Veramente difficile trascrivere le emozioni che la manifestazione nazionale contro la violenza maschile sulle donne mi ha scatenato.
No, assolutamente non voglio che le parole possano imbrigliare le sensazioni che ho avvertito in corteo al fianco di tante donne, uomini, bambini.
Quella marea del 26 novembre viene da lontano, viene da un’urgenza di non poter più restare fermi davanti alla violenza che tante donne vivono quotidianamente. Si è compiuta una sorta di magica alchimia tra tutte le anime dei femminismi italiani. Chi mi conosce sa da quanto aspettavo questo momento. La riappropriazione di uno spazio pubblico, essere fisicamente in corteo con i nostri corpi, tornare a rendere politica la battaglia contro la violenza. Renderci visibili con le nostre idee, le nostre istanze, i nostri vissuti, le tante storie che ci siamo portate sulle spalle per le strade di Roma.

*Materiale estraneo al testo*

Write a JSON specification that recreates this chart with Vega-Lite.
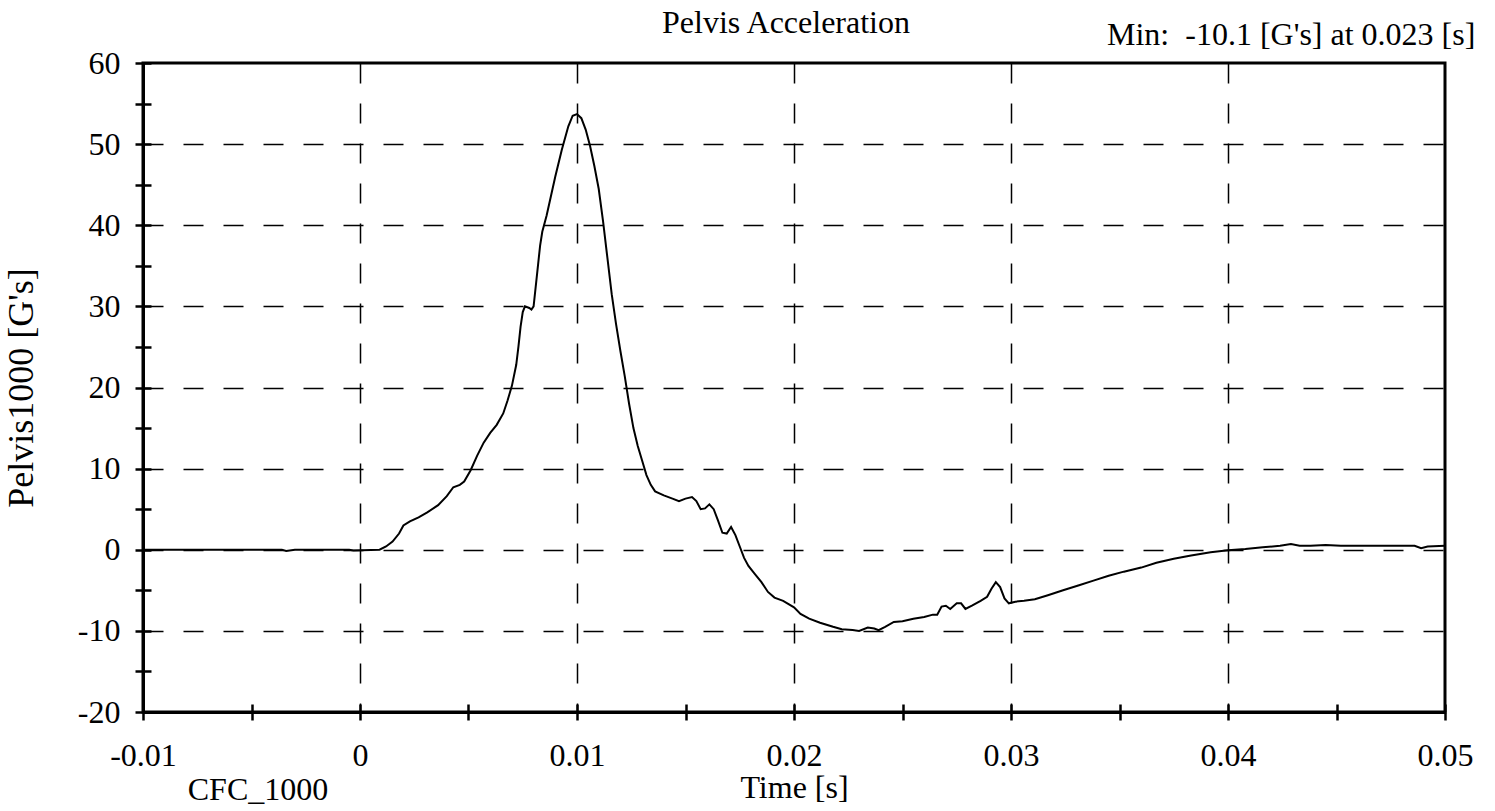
{
  "$schema": "https://vega.github.io/schema/vega-lite/v6.json",
  "width": 1302,
  "height": 649,
  "autosize": {"type": "none"},
  "padding": {"left": 143, "top": 63, "right": 50, "bottom": 99},
  "background": "white",
  "config": {
    "font": "Liberation Serif",
    "view": {"stroke": "black", "strokeWidth": 3},
    "axis": {"domainColor": "black", "tickColor": "black", "labelColor": "black", "titleColor": "black", "labelFont": "Liberation Serif", "titleFont": "Liberation Serif", "titleFontWeight": "normal"}
  },
  "title": {"text": "Pelvis Acceleration", "font": "Liberation Serif", "fontSize": 32, "fontWeight": "normal", "color": "black", "anchor": "middle", "offset": -21, "dx": -8},
  "datasets": {
    "curve": [
      {"t": -0.01, "g": 0}, {"t": -0.0036, "g": 0}, {"t": -0.0034, "g": -0.15}, {"t": -0.003, "g": 0},
      {"t": -0.0005, "g": 0}, {"t": -0.0003, "g": -0.1}, {"t": 0.0009, "g": 0}, {"t": 0.0012, "g": 0.4},
      {"t": 0.0015, "g": 1.0}, {"t": 0.0018, "g": 2.0}, {"t": 0.002, "g": 3.0}, {"t": 0.0023, "g": 3.5},
      {"t": 0.0027, "g": 4.0}, {"t": 0.0031, "g": 4.6}, {"t": 0.0036, "g": 5.5}, {"t": 0.004, "g": 6.6},
      {"t": 0.0043, "g": 7.7}, {"t": 0.0046, "g": 8.0}, {"t": 0.0048, "g": 8.4}, {"t": 0.0051, "g": 9.8},
      {"t": 0.0054, "g": 11.6}, {"t": 0.0057, "g": 13.2}, {"t": 0.006, "g": 14.4}, {"t": 0.0063, "g": 15.4},
      {"t": 0.0066, "g": 16.8}, {"t": 0.0068, "g": 18.4}, {"t": 0.007, "g": 20.2}, {"t": 0.0072, "g": 22.8},
      {"t": 0.0073, "g": 25.0}, {"t": 0.0074, "g": 27.5}, {"t": 0.0075, "g": 29.3}, {"t": 0.0076, "g": 30.0},
      {"t": 0.0078, "g": 29.8}, {"t": 0.0079, "g": 29.6}, {"t": 0.008, "g": 30.0}, {"t": 0.0081, "g": 32.5},
      {"t": 0.0082, "g": 35.0}, {"t": 0.0083, "g": 37.5}, {"t": 0.0084, "g": 39.2}, {"t": 0.0086, "g": 41.2},
      {"t": 0.0088, "g": 43.6}, {"t": 0.009, "g": 46.0}, {"t": 0.0093, "g": 49.3}, {"t": 0.0096, "g": 52.2},
      {"t": 0.0098, "g": 53.5}, {"t": 0.01, "g": 53.7}, {"t": 0.0102, "g": 53.2}, {"t": 0.0104, "g": 51.8},
      {"t": 0.0106, "g": 49.8}, {"t": 0.0108, "g": 47.3}, {"t": 0.011, "g": 44.5}, {"t": 0.0112, "g": 40.5},
      {"t": 0.0114, "g": 36.0}, {"t": 0.0116, "g": 31.5}, {"t": 0.0118, "g": 27.8}, {"t": 0.012, "g": 24.5},
      {"t": 0.0122, "g": 21.4}, {"t": 0.0124, "g": 18.0}, {"t": 0.0126, "g": 15.0}, {"t": 0.0128, "g": 12.8},
      {"t": 0.013, "g": 11.0}, {"t": 0.0132, "g": 9.2}, {"t": 0.0134, "g": 8.0}, {"t": 0.0136, "g": 7.2},
      {"t": 0.014, "g": 6.7}, {"t": 0.0144, "g": 6.3}, {"t": 0.0147, "g": 6.0}, {"t": 0.015, "g": 6.3},
      {"t": 0.0153, "g": 6.5}, {"t": 0.0155, "g": 6.0}, {"t": 0.0157, "g": 5.0}, {"t": 0.0159, "g": 5.1},
      {"t": 0.0161, "g": 5.6}, {"t": 0.0163, "g": 5.0}, {"t": 0.0165, "g": 3.6}, {"t": 0.0167, "g": 2.1},
      {"t": 0.0169, "g": 2.0}, {"t": 0.0171, "g": 2.8}, {"t": 0.0173, "g": 1.8}, {"t": 0.0175, "g": 0.4},
      {"t": 0.0177, "g": -1.0}, {"t": 0.0179, "g": -2.0}, {"t": 0.0182, "g": -3.0}, {"t": 0.0185, "g": -4.0},
      {"t": 0.0188, "g": -5.2}, {"t": 0.0191, "g": -5.9}, {"t": 0.0195, "g": -6.3}, {"t": 0.02, "g": -7.1},
      {"t": 0.0203, "g": -7.9}, {"t": 0.0207, "g": -8.5}, {"t": 0.0212, "g": -9.0}, {"t": 0.0218, "g": -9.5},
      {"t": 0.0222, "g": -9.8}, {"t": 0.0227, "g": -9.9}, {"t": 0.023, "g": -10.0}, {"t": 0.0234, "g": -9.6},
      {"t": 0.0237, "g": -9.7}, {"t": 0.0239, "g": -9.9}, {"t": 0.0242, "g": -9.5}, {"t": 0.0246, "g": -8.9},
      {"t": 0.025, "g": -8.8}, {"t": 0.0255, "g": -8.5}, {"t": 0.026, "g": -8.3}, {"t": 0.0264, "g": -8.0},
      {"t": 0.0266, "g": -8.0}, {"t": 0.0268, "g": -7.0}, {"t": 0.027, "g": -6.9}, {"t": 0.0272, "g": -7.3},
      {"t": 0.0275, "g": -6.6}, {"t": 0.0277, "g": -6.6}, {"t": 0.0279, "g": -7.3}, {"t": 0.0282, "g": -6.9},
      {"t": 0.0286, "g": -6.3}, {"t": 0.0289, "g": -5.8}, {"t": 0.0291, "g": -4.8}, {"t": 0.0293, "g": -4.0},
      {"t": 0.0295, "g": -4.6}, {"t": 0.0297, "g": -6.0}, {"t": 0.0299, "g": -6.6}, {"t": 0.0302, "g": -6.4},
      {"t": 0.0306, "g": -6.3}, {"t": 0.0311, "g": -6.1}, {"t": 0.0317, "g": -5.6}, {"t": 0.0324, "g": -5.0},
      {"t": 0.0331, "g": -4.4}, {"t": 0.0338, "g": -3.8}, {"t": 0.0345, "g": -3.2}, {"t": 0.0352, "g": -2.7},
      {"t": 0.036, "g": -2.2}, {"t": 0.0367, "g": -1.6}, {"t": 0.0375, "g": -1.1}, {"t": 0.0383, "g": -0.7},
      {"t": 0.0392, "g": -0.3}, {"t": 0.04, "g": -0.05}, {"t": 0.0408, "g": 0.1}, {"t": 0.0416, "g": 0.3},
      {"t": 0.0424, "g": 0.5}, {"t": 0.0429, "g": 0.7}, {"t": 0.0433, "g": 0.5}, {"t": 0.0438, "g": 0.5},
      {"t": 0.0445, "g": 0.6}, {"t": 0.0452, "g": 0.5}, {"t": 0.046, "g": 0.5}, {"t": 0.047, "g": 0.5},
      {"t": 0.048, "g": 0.5}, {"t": 0.0486, "g": 0.5}, {"t": 0.0489, "g": 0.2}, {"t": 0.0492, "g": 0.4},
      {"t": 0.05, "g": 0.5}
    ]
  },
  "resolve": {"axis": {"x": "independent", "y": "independent"}},
  "layer": [
    {
      "data": {"name": "curve"},
      "mark": {"type": "line", "strokeOpacity": 0},
      "encoding": {
        "x": {"field": "t", "type": "quantitative", "scale": {"domain": [-0.01, 0.05], "nice": false, "zero": false},
              "axis": {"orient": "bottom", "values": [0, 0.01, 0.02, 0.03, 0.04], "grid": true, "gridDash": [20, 20], "gridColor": "black", "gridWidth": 1.5, "gridOpacity": 1, "ticks": false, "labels": false, "domain": false, "title": null}},
        "y": {"field": "g", "type": "quantitative", "scale": {"domain": [-20, 60], "nice": false, "zero": false},
              "axis": {"orient": "left", "values": [-10, 0, 10, 20, 30, 40, 50], "grid": true, "gridDash": [20, 20], "gridColor": "black", "gridWidth": 1.5, "gridOpacity": 1, "ticks": false, "labels": false, "domain": false, "title": null}}
      }
    },
    {
      "data": {"name": "curve"},
      "mark": {"type": "line", "strokeOpacity": 0},
      "encoding": {
        "x": {"field": "t", "type": "quantitative", "scale": {"domain": [-0.01, 0.05], "nice": false, "zero": false},
              "axis": {"orient": "bottom", "values": [-0.01, -0.005, 0, 0.005, 0.01, 0.015, 0.02, 0.025, 0.03, 0.035, 0.04, 0.045, 0.05], "grid": false, "ticks": true, "tickWidth": 2.5, "tickSize": -8, "labels": false, "domain": false, "title": null}},
        "y": {"field": "g", "type": "quantitative", "scale": {"domain": [-20, 60], "nice": false, "zero": false},
              "axis": {"orient": "left", "values": [-20, -15, -10, -5, 0, 5, 10, 15, 20, 25, 30, 35, 40, 45, 50, 55, 60], "grid": false, "ticks": true, "tickWidth": 2.5, "tickSize": -8, "labels": false, "domain": false, "title": null}}
      }
    },
    {
      "data": {"name": "curve"},
      "mark": {"type": "line", "color": "black", "strokeWidth": 2},
      "encoding": {
        "x": {"field": "t", "type": "quantitative", "scale": {"domain": [-0.01, 0.05], "nice": false, "zero": false},
              "axis": {"orient": "bottom", "values": [-0.01, -0.005, 0, 0.005, 0.01, 0.015, 0.02, 0.025, 0.03, 0.035, 0.04, 0.045, 0.05],
                       "labelExpr": "round(datum.value*1000) % 10 == 0 ? '' + datum.value : ''",
                       "grid": false, "domainWidth": 3, "tickWidth": 2.5, "tickSize": 8, "labelFontSize": 32, "labelPadding": 20, "labelFlush": false, "labelOverlap": false,
                       "title": "Time [s]", "titleFontSize": 32, "titlePadding": 1}},
        "y": {"field": "g", "type": "quantitative", "scale": {"domain": [-20, 60], "nice": false, "zero": false},
              "axis": {"orient": "left", "values": [-20, -15, -10, -5, 0, 5, 10, 15, 20, 25, 30, 35, 40, 45, 50, 55, 60],
                       "labelExpr": "datum.value % 10 == 0 ? '' + datum.value : ''",
                       "grid": false, "domainWidth": 3, "tickWidth": 2.5, "tickSize": 8, "labelFontSize": 32, "labelPadding": 15, "labelFlush": false, "labelOverlap": false,
                       "title": "Pelvis1000 [G's]", "titleFontSize": 36, "titlePadding": 37}}
      }
    },
    {
      "data": {"values": [{"t": -0.0047, "g": -29.6, "label": "CFC_1000"}]},
      "mark": {"type": "text", "font": "Liberation Serif", "fontSize": 32, "color": "black", "align": "center", "baseline": "middle"},
      "encoding": {
        "x": {"field": "t", "type": "quantitative", "scale": {"domain": [-0.01, 0.05], "nice": false, "zero": false}, "axis": null},
        "y": {"field": "g", "type": "quantitative", "scale": {"domain": [-20, 60], "nice": false, "zero": false}, "axis": null},
        "text": {"field": "label"}
      }
    },
    {
      "data": {"values": [{"t": 0.0514, "g": 63.5, "label": "Min:\u00a0\u00a0-10.1 [G's] at 0.023 [s]"}]},
      "mark": {"type": "text", "font": "Liberation Serif", "fontSize": 32, "color": "black", "align": "right", "baseline": "middle"},
      "encoding": {
        "x": {"field": "t", "type": "quantitative", "scale": {"domain": [-0.01, 0.05], "nice": false, "zero": false}, "axis": null},
        "y": {"field": "g", "type": "quantitative", "scale": {"domain": [-20, 60], "nice": false, "zero": false}, "axis": null},
        "text": {"field": "label"}
      }
    }
  ]
}
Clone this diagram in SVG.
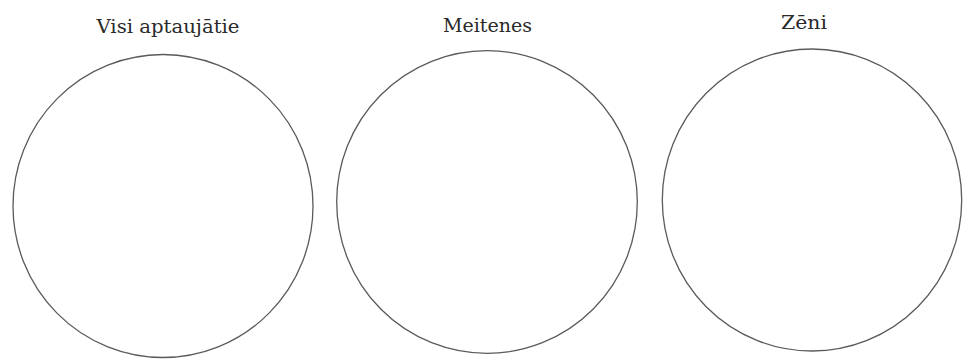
<svg xmlns="http://www.w3.org/2000/svg" width="965" height="361" viewBox="0 0 965 361">
<style>
.c{fill:none;stroke:#5a5a5a;stroke-width:1.3}
.t{font-family:"DejaVu Serif","Liberation Serif",serif;font-size:19px;fill:#2a2a2a;text-anchor:middle}
</style>
<rect width="965" height="361" fill="#fff"/>
<g id="node-visi">
<text class="t" x="168" y="33" textLength="143" lengthAdjust="spacingAndGlyphs">Visi aptaujātie</text>
<ellipse class="c" cx="163" cy="206" rx="150" ry="151.5"/>
</g>
<g id="node-meitenes">
<text class="t" x="487.5" y="31.5" textLength="89" lengthAdjust="spacingAndGlyphs">Meitenes</text>
<ellipse class="c" cx="487" cy="202" rx="150.3" ry="151.3"/>
</g>
<g id="node-zeni">
<text class="t" x="804" y="28.5" textLength="46" lengthAdjust="spacingAndGlyphs">Zēni</text>
<ellipse class="c" cx="812" cy="200" rx="149.7" ry="151"/>
</g>
<g id="connectors"/>
</svg>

Non importa il numero, 100-200 mila persone, ma ciò che quel fiume, quella marea portava con sé, ciò che si respirava tra gli sguardi, i suoni, le parole, i cartelli creati con le nostre mani. È stato come se le nostre rivendicazioni prendessero corpo e forma, irrompendo sulla scena pubblica in tutta la loro forza e urgenza. Conta tutto quel lavoro, quel fermento che ci ha portat* in corteo, conta l’energia che abbiamo profuso per giungere a questa due giorni di mobilitazione, gli incontri preparatori. Ci siamo lasciate alle spalle le polemiche e i tentativi di scoraggiarci, e siamo giunte al 26 in uno stato perfetto per trasmettere una forte scossa a chi ci credeva rassegnate o ferme in una impasse. Ferme non lo siamo state mai. Avevo la sensazione che prima o poi il sommovimento di tante donne in vari Paesi del mondo sarebbe giunto anche in Italia.